Le généraliste. Comment est né ce premier congrès européen de pathologies environnementales qui s’ouvre ce vendredi ?
Dr Jean-Luc Martinez. « En réalité nous avions déjà organisé un congrès similaire, mais à l’échelle nationale, en 2005. Il était parti d’un constat de pathologies sanitaires qui nous avait été transmis, il y a neuf ans, par un élu généraliste de notre Union, déjà féru des questions de santé-environnement, le Dr Joël Spiroux. Nous nous y sommes intéressés et avions à l’époque créé la première commission régionale santé environnement. Puis au fur et à mesure des travaux, nous avons réussi à faire ce premier congrès de 2005. Et aujourd’hui ce congrès européen.
Quelles étaient à l’époque, les données qui vous avaient fait réagir?

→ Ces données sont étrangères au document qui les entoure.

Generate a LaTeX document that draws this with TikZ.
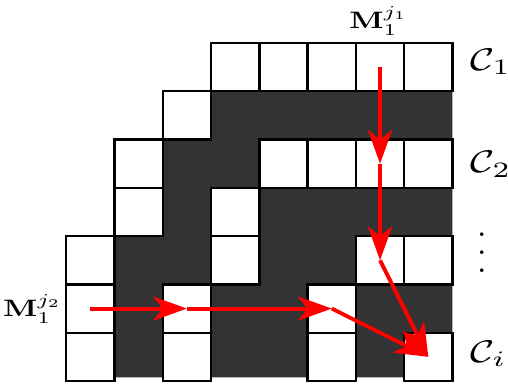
\documentclass[tikz,border=0pt]{standalone}
\usepackage{amsmath}
\usepackage{amssymb}
\usepackage{tikz}
\usetikzlibrary{arrows.meta}
\definecolor{darkbg}{rgb}{0.2,0.2,0.2}
\definecolor{hopred}{rgb}{1.0,0.0,0.0}
\newcommand{\bigvdots}{\vbox{\baselineskip=5.3pt \lineskiplimit=0pt \hbox{.}\hbox{.}\hbox{.}}}

\begin{document}
\begin{tikzpicture}
  [x=1cm,y=1cm,
   cell/.style={draw,fill=white,line width=1.4pt,minimum size=1cm,inner sep=0pt,outer sep=0pt},
   hop/.style={hopred,line width=2.3pt,-{Stealth[length=7mm,width=5mm,inset=2mm]}},
   mlab/.style={inner sep=0pt,xscale=1.85,yscale=1.4},
   clab/.style={inner sep=0pt,xscale=2.45,yscale=1.85}]

  \useasboundingbox (-1.37,-0.08) rectangle (9.15,7.89);

  % dark region under the cells
  \fill[darkbg,draw=gray!60,line width=0.4pt] (3,6) -- (8,6) -- (8,0.08) -- (1,0.08) -- (1,3) -- (2,3) -- (2,5) -- (3,5) -- cycle;

  % white cells, row/col with row 0 on top
  \foreach \r/\c in {0/3,0/4,0/5,0/6,0/7,1/2,2/1,2/4,2/5,2/6,2/7,3/1,3/3,4/0,4/3,4/6,4/7,5/0,5/2,5/5,6/0,6/2,6/5,6/7}
    \node[cell] (c-\r-\c) at (\c+0.5,6.5-\r) {};

  \node[mlab,anchor=base] (mj1) at (6.47,7.29) {$\mathbf{M}_1^{j_1}$};
  \node[mlab,anchor=base east] (mj2) at (-0.08,1.33) {$\mathbf{M}_1^{j_2}$};
  \node[clab,anchor=base west] (cl1) at (8.36,6.44) {$\mathcal{C}_1$};
  \node[clab,anchor=base west] (cl2) at (8.36,4.32) {$\mathcal{C}_2$};
  \node[inner sep=0pt,scale=2] (dots) at (8.61,2.65) {\bigvdots};
  \node[clab,anchor=base west] (cli) at (8.36,0.39) {$\mathcal{C}_i$};

  \foreach \from/\to in {c-0-6/c-2-6,c-2-6/c-4-6,c-4-6/c-6-7,c-5-0/c-5-2,c-5-2/c-5-5,c-5-5/c-6-7}
    \draw[hop] (\from.center) -- (\to.center);
\end{tikzpicture}
\end{document}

Dr J.-L. M. Je vais vous citer trois exemples qu’ont mis en évidence l’interrogatoire médical des praticiens. La plus grande fréquence des cancers de la vessie chez les gens qui travaillent dans le milieu du ramonage et les chauffagistes, liée à la suie, tout simplement, auxgoudrons. Deuxièmement, la plus grande fréquence des cancers ORL chez les utilisateurs de bois, qui en inhalent la poussière, et troisièmement la plus grande fréquence des cancers thyroïdiens depuis l’affaire Tchernobyl. Ce sont des constatations de terrain, ce n’est pas du rêve.
Comment passe-t-on d’un congrès national à un congrès à l’échelle européenne ?
Dr J.-L. M.Lorsque j’ai été réélu président, il y a trois ans, c’est quelque chose que j’ai d’emblée proposé parce que je ne voulais que l’on reste dans un cadre franco-français. Je voulais qu’on soit crédible scientifiquement, et pour l’être, il faut échanger avec les autres. Et les pays les plus proches sont ceux de l’Union européenne. Nous pourrons ainsi voir s’ils ont les mêmes problématiques et les mêmes pistes de réflexions que nous. Et surtout, voir si l’on ne pouvait pas développer, pourquoi pas, une vision des problèmes plus collective.
N’est-ce pas quelque peu utopique ?
Dr J.-L. M. L’intérêt de ces échanges est justement de sensibiliser nos confrères européens à l’importance de positions communes. Nous avons été surpris par l’abondance extrême des publications, mais dans le même temps, il n’existe rien qui relie les unes aux autres. C’est cela notre ambition : obtenir des résultats suffisamment regroupables pour qu’on puisse éventuellement peser sur certaines décisions à notre échelle européenne. Je prends l’exemple des pesticides : si on interdit un pesticide en France et qu’il est autorisé dans tous les autres pays de l’Union, cela n’a aucun intérêt. Enfin, je pense que deux thèmes soulèveront davantage le débat : les ondes électro-magnétiques et les nanotechnologies. Il y a beaucoup de polémiques sur ces sujets-là.
Mais, la majorité des généralistes est-elle véritablement intéressée par ces sujets ?
Dr J.-L. M. Réellement intéressés ? Ils le sont tous. Mais s’impliquant activement, il y en a peu, il faut le reconnaître. Mais je relève que de plus en plus de confrères commencent à intégrer la notion de santé environnementale dans l’interrogatoire médical et dans leur exercice quotidien. Et il ne s’agit pas d’une vague écolo-bobo, qui est d’ailleurs justement l’image que l’on ne veut pas donner. C’est pour cela que ce congrès est réservé aux professionnels. Avec des données exclusivement scientifiques, qui ne sont pas des idées en l’air. Notre travail à nous, c’est l’alerte sérieuse sur des bases scientifiques solides, mais ensuite c’est au politique de décider.